§ **DIRECTIVE**: Nothing but the lines from the top of the data to the line holding "IP = 192.168.10.1</text>" should be printed, word for word and both ends included; leave the pictures out.

§ **DATA SEGMENT**:
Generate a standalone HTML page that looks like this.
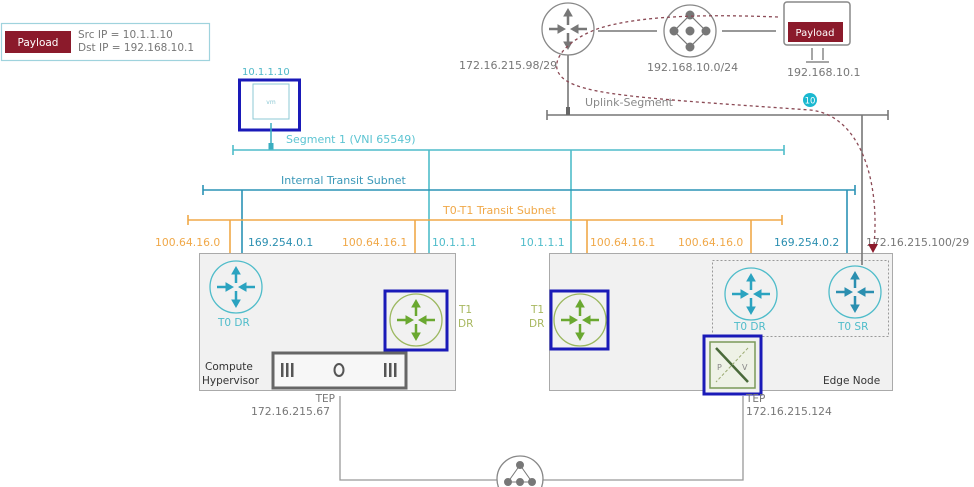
<!DOCTYPE html>
<html><head><meta charset="utf-8"><style>
body{margin:0;background:#fff;}
svg{display:block;font-family:"DejaVu Sans","Liberation Sans",sans-serif;}
</style></head><body>
<svg width="974" height="487" viewBox="0 0 974 487" xmlns="http://www.w3.org/2000/svg">
<defs>
<g id="arr">
<line x1="0" y1="-4" x2="0" y2="-17" stroke-width="2.5"/><polygon points="0,-20 -4,-13 4,-13"/>
<line x1="0" y1="4" x2="0" y2="17" stroke-width="2.5"/><polygon points="0,20 -4,13 4,13"/>
<line x1="-19" y1="0" x2="-7" y2="0" stroke-width="2.5"/><polygon points="-3,0 -10,-4 -10,4"/>
<line x1="19" y1="0" x2="7" y2="0" stroke-width="2.5"/><polygon points="3,0 10,-4 10,4"/>
</g>
</defs>
<!-- payload legend -->
<rect x="1.5" y="23.5" width="208" height="37" fill="#fff" stroke="#9fd3dd" stroke-width="1.2"/>
<rect x="5" y="31" width="66" height="22" fill="#8b1a2b"/>
<text x="38" y="46" font-size="10.5" fill="#fff" text-anchor="middle">Payload</text>
<text x="78" y="38" font-size="10.5" fill="#777">Src IP = 10.1.1.10</text>
<text x="78" y="51" font-size="10.5" fill="#777">Dst IP = 192.168.10.1</text>

<!-- VM -->
<text x="242" y="75" font-size="10" fill="#4fb8c8">10.1.1.10</text>
<rect x="239.5" y="80" width="60" height="50" fill="#fff" stroke="#1a1ab8" stroke-width="3"/>
<rect x="253" y="84" width="36" height="35" fill="#fff" stroke="#8cc8d4"/>
<text x="271" y="104" font-size="6" fill="#8cc8d4" text-anchor="middle">vm</text>
<line x1="271" y1="123" x2="271" y2="150" stroke="#3aaec0" stroke-width="1.5"/>
<rect x="268.5" y="143" width="5" height="7" fill="#3aaec0"/>

<!-- Segment 1 -->
<g stroke="#4fbcca" stroke-width="1.6" fill="none">
<line x1="233" y1="150" x2="784" y2="150"/><line x1="233" y1="145" x2="233" y2="155"/><line x1="784" y1="145" x2="784" y2="155"/>
<line x1="429" y1="150" x2="429" y2="292"/><line x1="571" y1="150" x2="571" y2="292"/>
</g>
<text x="286" y="143" font-size="11" fill="#5cc4d2">Segment 1 (VNI 65549)</text>

<!-- Internal transit -->
<g stroke="#2b93b5" stroke-width="1.6" fill="none">
<line x1="203" y1="190" x2="855" y2="190"/><line x1="203" y1="185" x2="203" y2="195"/><line x1="855" y1="185" x2="855" y2="195"/>
<line x1="242" y1="190" x2="242" y2="260"/><line x1="847" y1="190" x2="847" y2="266"/>
</g>
<text x="281" y="184" font-size="11" fill="#3a98b8">Internal Transit Subnet</text>

<!-- T0-T1 -->
<g stroke="#f0a848" stroke-width="1.6" fill="none">
<line x1="188" y1="220" x2="782" y2="220"/><line x1="188" y1="215" x2="188" y2="225"/><line x1="782" y1="215" x2="782" y2="225"/>
<line x1="230" y1="220" x2="230" y2="254"/><line x1="415" y1="220" x2="415" y2="292"/>
<line x1="587" y1="220" x2="587" y2="292"/><line x1="751" y1="220" x2="751" y2="268"/>
</g>
<text x="443" y="214" font-size="11" fill="#f0a848">T0-T1 Transit Subnet</text>

<!-- IP labels -->
<g font-size="10.8">
<text x="155" y="246" fill="#f0a848">100.64.16.0</text>
<text x="248" y="246" fill="#2b8fb0">169.254.0.1</text>
<text x="342" y="246" fill="#f0a848">100.64.16.1</text>
<text x="432" y="246" fill="#4fbcca">10.1.1.1</text>
<text x="520" y="246" fill="#4fbcca">10.1.1.1</text>
<text x="590" y="246" fill="#f0a848">100.64.16.1</text>
<text x="678" y="246" fill="#f0a848">100.64.16.0</text>
<text x="774" y="246" fill="#2b8fb0">169.254.0.2</text>
<text x="866" y="246" fill="#777">172.16.215.100/29</text>
</g>

<!-- Left box -->
<rect x="199.5" y="253.5" width="256" height="137" fill="#f1f1f1" stroke="#aaa"/>
<circle cx="236" cy="287" r="26" fill="#f1f1f1" stroke="#4fbcca" stroke-width="1.3"/>
<g transform="translate(236,287)" stroke="#2ba3c0" fill="#2ba3c0"><use href="#arr"/></g>
<text x="218" y="326" font-size="10.5" fill="#4fbcca">T0 DR</text>
<rect x="385" y="291" width="62" height="59" fill="#f1f1f1" stroke="#1a1ab8" stroke-width="3"/>
<circle cx="416" cy="320" r="26" fill="#f1f1f1" stroke="#9cb860" stroke-width="1.3"/>
<g transform="translate(416,320)" stroke="#6aa830" fill="#6aa830"><use href="#arr"/></g>
<text x="459" y="313" font-size="10.5" fill="#a8b860">T1</text>
<text x="458" y="327" font-size="10.5" fill="#a8b860">DR</text>
<rect x="273" y="353" width="133" height="35" fill="#f7f7f7" stroke="#666" stroke-width="3"/>
<g fill="#555">
<rect x="281" y="363" width="2.5" height="14"/><rect x="286" y="363" width="2.5" height="14"/><rect x="291" y="363" width="2.5" height="14"/>
<rect x="384" y="363" width="2.5" height="14"/><rect x="389" y="363" width="2.5" height="14"/><rect x="394" y="363" width="2.5" height="14"/>
</g>
<ellipse cx="339" cy="370" rx="4.5" ry="6" fill="none" stroke="#555" stroke-width="2"/>
<text x="205" y="370" font-size="10.5" fill="#333">Compute</text>
<text x="202" y="384" font-size="10.5" fill="#333">Hypervisor</text>

<!-- Right box -->
<rect x="549.5" y="253.5" width="343" height="137" fill="#f1f1f1" stroke="#aaa"/>
<rect x="712.5" y="260.5" width="176" height="76" fill="none" stroke="#999" stroke-dasharray="2,2"/>
<rect x="551" y="291" width="57" height="58" fill="#f1f1f1" stroke="#1a1ab8" stroke-width="3"/>
<circle cx="580" cy="320" r="26" fill="#f1f1f1" stroke="#9cb860" stroke-width="1.3"/>
<g transform="translate(580,320)" stroke="#6aa830" fill="#6aa830"><use href="#arr"/></g>
<text x="531" y="313" font-size="10.5" fill="#a8b860">T1</text>
<text x="529" y="327" font-size="10.5" fill="#a8b860">DR</text>
<circle cx="751" cy="294" r="26" fill="#f1f1f1" stroke="#4fbcca" stroke-width="1.3"/>
<g transform="translate(751,294)" stroke="#2ba3c0" fill="#2ba3c0"><use href="#arr"/></g>
<text x="734" y="330" font-size="10.5" fill="#4fbcca">T0 DR</text>
<circle cx="855" cy="292" r="26" fill="#f1f1f1" stroke="#4fbcca" stroke-width="1.3"/>
<g transform="translate(855,292)" stroke="#2b8fb0" fill="#2b8fb0"><use href="#arr"/></g>
<text x="838" y="330" font-size="10.5" fill="#4fbcca">T0 SR</text>
<rect x="704" y="336" width="57" height="58" fill="#f1f1f1" stroke="#1a1ab8" stroke-width="3"/>
<rect x="710" y="342" width="45" height="46" fill="#eef2e6" stroke="#7a9a58" stroke-width="1.5"/>
<line x1="716" y1="348" x2="748" y2="382" stroke="#4a6a3a" stroke-width="2.5"/>
<line x1="748" y1="348" x2="716" y2="382" stroke="#9aaa70" stroke-width="1" stroke-dasharray="3,2"/>
<text x="717" y="370" font-size="8" fill="#888">P</text>
<text x="742" y="370" font-size="8" fill="#888">V</text>
<text x="823" y="384" font-size="10.5" fill="#333">Edge Node</text>

<!-- uplink -->
<g stroke="#777" stroke-width="1.6" fill="none">
<line x1="547" y1="115" x2="888" y2="115"/><line x1="547" y1="110" x2="547" y2="120"/><line x1="888" y1="110" x2="888" y2="120"/>
<line x1="862" y1="115" x2="862" y2="265"/>
<line x1="568" y1="55" x2="568" y2="115"/>
<line x1="598" y1="31" x2="657" y2="31"/><line x1="722" y1="31" x2="776" y2="31"/>
</g>
<rect x="566" y="107" width="4" height="8" fill="#666"/>
<text x="585" y="106" font-size="11" fill="#888">Uplink-Segment</text>
<circle cx="568" cy="29" r="26" fill="#fff" stroke="#888" stroke-width="1.3"/>
<g transform="translate(568,29)" stroke="#777" fill="#777"><use href="#arr"/></g>
<text x="459" y="69" font-size="11" fill="#777">172.16.215.98/29</text>
<circle cx="690" cy="31" r="26" fill="#fff" stroke="#888" stroke-width="1.3"/>
<g fill="#777" stroke="#777"><polygon points="690,15 706,31 690,47 674,31" fill="none" stroke-width="1.2"/>
<circle cx="690" cy="15" r="4"/><circle cx="690" cy="47" r="4"/><circle cx="674" cy="31" r="4"/><circle cx="706" cy="31" r="4"/><circle cx="690" cy="31" r="4"/></g>
<text x="647" y="71" font-size="11" fill="#777">192.168.10.0/24</text>
<rect x="784" y="2" width="66" height="43" rx="3" fill="#fff" stroke="#888" stroke-width="1.5"/>
<rect x="788" y="22" width="55" height="20" fill="#8b1a2b"/>
<text x="815" y="36" font-size="10" fill="#fff" text-anchor="middle">Payload</text>
<path d="M812 48 V60 M823 48 V60 M806 62 L829 62" stroke="#888" stroke-width="1.5" fill="none"/>
<text x="787" y="76" font-size="11" fill="#777">192.168.10.1</text>
<path d="M778 17 C700 14 640 16 600 28 C570 38 548 60 560 75 C575 95 640 98 810 110 C860 115 880 180 874 245" stroke="#8b4a55" stroke-width="1.3" fill="none" stroke-dasharray="3,3"/>
<polygon points="868,244 878,244 873,253" fill="#8b1a2b"/>
<circle cx="810" cy="100" r="7" fill="#1ab8d0"/>
<text x="810" y="103.5" font-size="8.5" fill="#fff" text-anchor="middle">10</text>

<!-- TEPs -->
<text x="335" y="402" font-size="10.5" fill="#777" text-anchor="end">TEP</text>
<text x="251" y="415" font-size="10.8" fill="#777">172.16.215.67</text>
<text x="746" y="402" font-size="10.5" fill="#777">TEP</text>
<text x="746" y="415" font-size="10.8" fill="#777">172.16.215.124</text>
<path d="M340 396 V480 H497 M543 480 H743 V396" stroke="#999" stroke-width="1.3" fill="none"/>
<circle cx="520" cy="479" r="23" fill="#fff" stroke="#888" stroke-width="1.3"/>
<g fill="#777" stroke="#777"><polygon points="520,465 508,482 532,482" fill="none"/>
<circle cx="520" cy="465" r="3.5"/><circle cx="508" cy="482" r="3.5"/><circle cx="520" cy="482" r="3.5"/><circle cx="532" cy="482" r="3.5"/></g>
</svg>
</body></html>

§ **ANSWER BELOW**:
Generate a standalone HTML page that looks like this.
<!DOCTYPE html>
<html><head><meta charset="utf-8"><style>
body{margin:0;background:#fff;}
svg{display:block;font-family:"DejaVu Sans","Liberation Sans",sans-serif;}
</style></head><body>
<svg width="974" height="487" viewBox="0 0 974 487" xmlns="http://www.w3.org/2000/svg">
<defs>
<g id="arr">
<line x1="0" y1="-4" x2="0" y2="-17" stroke-width="2.5"/><polygon points="0,-20 -4,-13 4,-13"/>
<line x1="0" y1="4" x2="0" y2="17" stroke-width="2.5"/><polygon points="0,20 -4,13 4,13"/>
<line x1="-19" y1="0" x2="-7" y2="0" stroke-width="2.5"/><polygon points="-3,0 -10,-4 -10,4"/>
<line x1="19" y1="0" x2="7" y2="0" stroke-width="2.5"/><polygon points="3,0 10,-4 10,4"/>
</g>
</defs>
<!-- payload legend -->
<rect x="1.5" y="23.5" width="208" height="37" fill="#fff" stroke="#9fd3dd" stroke-width="1.2"/>
<rect x="5" y="31" width="66" height="22" fill="#8b1a2b"/>
<text x="38" y="46" font-size="10.5" fill="#fff" text-anchor="middle">Payload</text>
<text x="78" y="38" font-size="10.5" fill="#777">Src IP = 10.1.1.10</text>
<text x="78" y="51" font-size="10.5" fill="#777">Dst IP = 192.168.10.1</text>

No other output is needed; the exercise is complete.